Съемки фильма «Огнем и мечом» начались только осенью 1997 года , когда удалось найти 24 миллиона злотых на его производство. Чуть больше чем за полгода режиссер отснял 130 километров (!) пленки. На роль Богдана Хмельницкого Гофман пригласил своего приятеля Богдана Ступку, на роль кошевого атамана — Дмитро Миргородского, Горпины — Руслану Писанку. Опасения, что картина может унаследовать антиукраинские нотки, которые присутствуют в романе Сенкевича, оказались безосновательными. Трехчасовой фильм вышел на экраны в 1999 году. В Польше его посмотрели более 7 миллионов зрителей — рекордный показатель для последнего десятилетия ХХ века.
«Дорогие украинские друзья…»
От матери режиссер унаследовал долголетие: она прожила 99 лет , ему сейчас уже за 90. Последний его фильм «1920. Варшавская битва» оказался новаторским — это первая в польском кино полнометражная картина, полностью сделанная в трехмерной технологии. Когда в 2011 году фильм вышел на экраны, Гофману было 79 лет.
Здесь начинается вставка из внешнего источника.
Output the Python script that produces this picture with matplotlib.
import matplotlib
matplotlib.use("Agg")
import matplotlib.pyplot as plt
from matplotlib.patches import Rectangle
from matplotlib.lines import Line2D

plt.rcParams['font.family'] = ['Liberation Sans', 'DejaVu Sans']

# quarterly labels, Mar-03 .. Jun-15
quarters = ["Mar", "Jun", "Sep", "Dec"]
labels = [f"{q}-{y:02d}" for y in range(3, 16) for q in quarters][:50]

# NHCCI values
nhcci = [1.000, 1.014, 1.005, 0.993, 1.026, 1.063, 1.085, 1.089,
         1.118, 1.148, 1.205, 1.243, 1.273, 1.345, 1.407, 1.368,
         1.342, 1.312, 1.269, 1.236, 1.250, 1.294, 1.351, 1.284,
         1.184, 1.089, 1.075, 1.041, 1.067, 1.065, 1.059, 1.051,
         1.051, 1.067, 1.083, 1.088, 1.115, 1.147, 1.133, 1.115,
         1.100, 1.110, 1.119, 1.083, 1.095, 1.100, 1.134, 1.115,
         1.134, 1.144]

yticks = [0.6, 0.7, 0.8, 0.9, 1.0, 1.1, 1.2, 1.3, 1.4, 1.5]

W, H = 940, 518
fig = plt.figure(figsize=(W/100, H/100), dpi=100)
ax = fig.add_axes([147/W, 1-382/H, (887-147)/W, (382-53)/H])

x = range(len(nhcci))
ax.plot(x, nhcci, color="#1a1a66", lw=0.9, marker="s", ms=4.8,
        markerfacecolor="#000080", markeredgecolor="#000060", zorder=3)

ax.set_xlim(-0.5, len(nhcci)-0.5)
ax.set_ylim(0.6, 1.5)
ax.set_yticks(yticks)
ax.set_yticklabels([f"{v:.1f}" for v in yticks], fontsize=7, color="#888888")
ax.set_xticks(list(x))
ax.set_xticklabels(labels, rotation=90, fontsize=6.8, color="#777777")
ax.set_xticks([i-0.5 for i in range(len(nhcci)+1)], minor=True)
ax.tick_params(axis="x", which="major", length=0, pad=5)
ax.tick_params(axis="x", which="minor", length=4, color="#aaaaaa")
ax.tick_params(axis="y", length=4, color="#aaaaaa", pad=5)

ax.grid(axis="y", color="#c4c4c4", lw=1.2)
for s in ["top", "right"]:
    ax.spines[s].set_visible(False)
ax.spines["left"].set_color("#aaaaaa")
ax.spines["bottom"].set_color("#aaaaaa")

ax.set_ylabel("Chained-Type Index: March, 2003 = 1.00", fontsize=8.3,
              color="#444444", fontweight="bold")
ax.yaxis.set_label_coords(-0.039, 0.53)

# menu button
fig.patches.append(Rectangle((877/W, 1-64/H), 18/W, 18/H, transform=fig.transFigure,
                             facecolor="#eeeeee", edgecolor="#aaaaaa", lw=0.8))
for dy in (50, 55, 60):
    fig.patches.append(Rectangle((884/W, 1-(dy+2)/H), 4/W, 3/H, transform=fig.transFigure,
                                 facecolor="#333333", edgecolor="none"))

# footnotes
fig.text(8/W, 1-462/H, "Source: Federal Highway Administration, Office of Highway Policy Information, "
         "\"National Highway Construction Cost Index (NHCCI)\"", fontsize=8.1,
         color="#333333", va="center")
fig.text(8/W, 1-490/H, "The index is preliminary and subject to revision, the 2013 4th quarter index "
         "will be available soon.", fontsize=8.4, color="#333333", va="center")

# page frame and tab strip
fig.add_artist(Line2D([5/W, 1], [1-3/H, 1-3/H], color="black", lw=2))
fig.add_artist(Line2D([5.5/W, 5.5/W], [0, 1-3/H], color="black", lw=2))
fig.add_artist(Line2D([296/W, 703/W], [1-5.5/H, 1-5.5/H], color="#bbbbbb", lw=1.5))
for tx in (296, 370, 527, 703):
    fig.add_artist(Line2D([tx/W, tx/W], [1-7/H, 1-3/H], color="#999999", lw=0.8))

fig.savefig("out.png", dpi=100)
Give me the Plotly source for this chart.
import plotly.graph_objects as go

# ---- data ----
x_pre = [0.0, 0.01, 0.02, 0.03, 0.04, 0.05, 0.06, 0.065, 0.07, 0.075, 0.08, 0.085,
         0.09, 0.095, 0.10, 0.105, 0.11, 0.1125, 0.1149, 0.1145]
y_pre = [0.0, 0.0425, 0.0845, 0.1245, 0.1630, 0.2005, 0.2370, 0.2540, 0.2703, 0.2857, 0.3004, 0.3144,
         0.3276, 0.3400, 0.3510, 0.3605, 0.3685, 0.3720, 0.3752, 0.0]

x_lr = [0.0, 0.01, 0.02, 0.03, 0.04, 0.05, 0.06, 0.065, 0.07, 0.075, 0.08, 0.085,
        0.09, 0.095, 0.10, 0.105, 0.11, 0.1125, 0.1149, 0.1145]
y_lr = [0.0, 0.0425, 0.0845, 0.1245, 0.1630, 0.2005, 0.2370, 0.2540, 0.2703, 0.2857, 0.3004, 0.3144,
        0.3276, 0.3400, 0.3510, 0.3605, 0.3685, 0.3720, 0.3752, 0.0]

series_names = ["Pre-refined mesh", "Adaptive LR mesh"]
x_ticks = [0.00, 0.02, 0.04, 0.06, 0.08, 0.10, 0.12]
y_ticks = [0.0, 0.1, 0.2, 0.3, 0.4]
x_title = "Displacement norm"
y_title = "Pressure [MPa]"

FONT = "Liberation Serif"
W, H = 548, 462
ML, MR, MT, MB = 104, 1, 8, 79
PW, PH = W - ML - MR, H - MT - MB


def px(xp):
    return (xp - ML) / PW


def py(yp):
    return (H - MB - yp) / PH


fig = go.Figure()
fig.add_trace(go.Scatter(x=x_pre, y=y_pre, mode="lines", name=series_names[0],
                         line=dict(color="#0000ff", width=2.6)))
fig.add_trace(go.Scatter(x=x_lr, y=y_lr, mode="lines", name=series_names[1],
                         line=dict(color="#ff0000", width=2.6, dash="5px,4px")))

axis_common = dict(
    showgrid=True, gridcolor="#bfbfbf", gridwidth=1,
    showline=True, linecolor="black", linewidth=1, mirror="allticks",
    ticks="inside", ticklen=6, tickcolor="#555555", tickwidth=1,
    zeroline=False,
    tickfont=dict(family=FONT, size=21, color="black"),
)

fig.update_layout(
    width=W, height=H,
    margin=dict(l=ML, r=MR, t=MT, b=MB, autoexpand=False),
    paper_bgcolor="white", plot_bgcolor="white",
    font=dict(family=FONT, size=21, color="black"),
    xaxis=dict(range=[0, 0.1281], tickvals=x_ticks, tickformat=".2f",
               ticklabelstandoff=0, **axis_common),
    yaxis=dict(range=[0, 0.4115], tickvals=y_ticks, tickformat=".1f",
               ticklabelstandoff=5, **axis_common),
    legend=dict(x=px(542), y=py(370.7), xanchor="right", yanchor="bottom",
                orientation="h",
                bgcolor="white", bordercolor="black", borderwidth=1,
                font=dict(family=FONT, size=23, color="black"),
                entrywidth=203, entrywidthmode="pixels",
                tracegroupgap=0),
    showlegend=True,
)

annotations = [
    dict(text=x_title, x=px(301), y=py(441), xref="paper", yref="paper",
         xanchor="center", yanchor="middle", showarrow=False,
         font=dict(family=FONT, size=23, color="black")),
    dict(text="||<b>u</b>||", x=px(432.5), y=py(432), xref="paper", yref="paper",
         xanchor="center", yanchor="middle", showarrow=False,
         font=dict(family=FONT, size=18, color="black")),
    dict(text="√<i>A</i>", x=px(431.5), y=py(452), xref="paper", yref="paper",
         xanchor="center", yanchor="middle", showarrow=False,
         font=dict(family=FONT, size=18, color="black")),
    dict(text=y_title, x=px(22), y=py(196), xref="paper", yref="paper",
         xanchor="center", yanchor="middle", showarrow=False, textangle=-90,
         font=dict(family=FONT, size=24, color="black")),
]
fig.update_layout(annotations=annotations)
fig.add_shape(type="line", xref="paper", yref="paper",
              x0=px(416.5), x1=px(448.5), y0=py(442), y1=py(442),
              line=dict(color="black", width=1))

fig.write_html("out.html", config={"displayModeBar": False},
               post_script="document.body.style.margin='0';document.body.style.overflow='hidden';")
Режиссер известен своим сантиментом к Украине. В 1939–1940 годах в Дашаве он учился в украинской школе , владеет украинским языком. В течение 33 лет его женой была киевлянка Валентина Трахтенберг (умерла в 1999 году от несвоевременно выявленного рака). Возможно, под ее влиянием Гофман заинтересовался историей Украины, собирал архивные материалы, иллюстрации, документы. Его коллекция легла в основу документального сериала «Украина. Становление нации» (4 серии по 50 минут), который он снял в 2008 году.
Да и сейчас у классика польского кино твердая проукраинская позиция. В марте 2014 года во время российского вторжения он подписал обращение известных деятелей польской культуры , которое начиналось так: «Дорогие украинские друзья , в эту трудную минуту мы хотим поддержать вас морально и выразить солидарность с вами». А в 2018 году поддержал обращение Европейской киноакадемии в защиту Олега Сенцова , который тогда находился в российской тюрьме.
Его уважают. В Тернополе в его честь установили памятную доску на фасаде Дворца кино. А в Лодзи — той самой , где он не смог поступить в киношколу, — уже четверть века на Аллее звезд сияет «звезда» с надписью «Ежи Гофман, режиссер». Было черное — стало белое.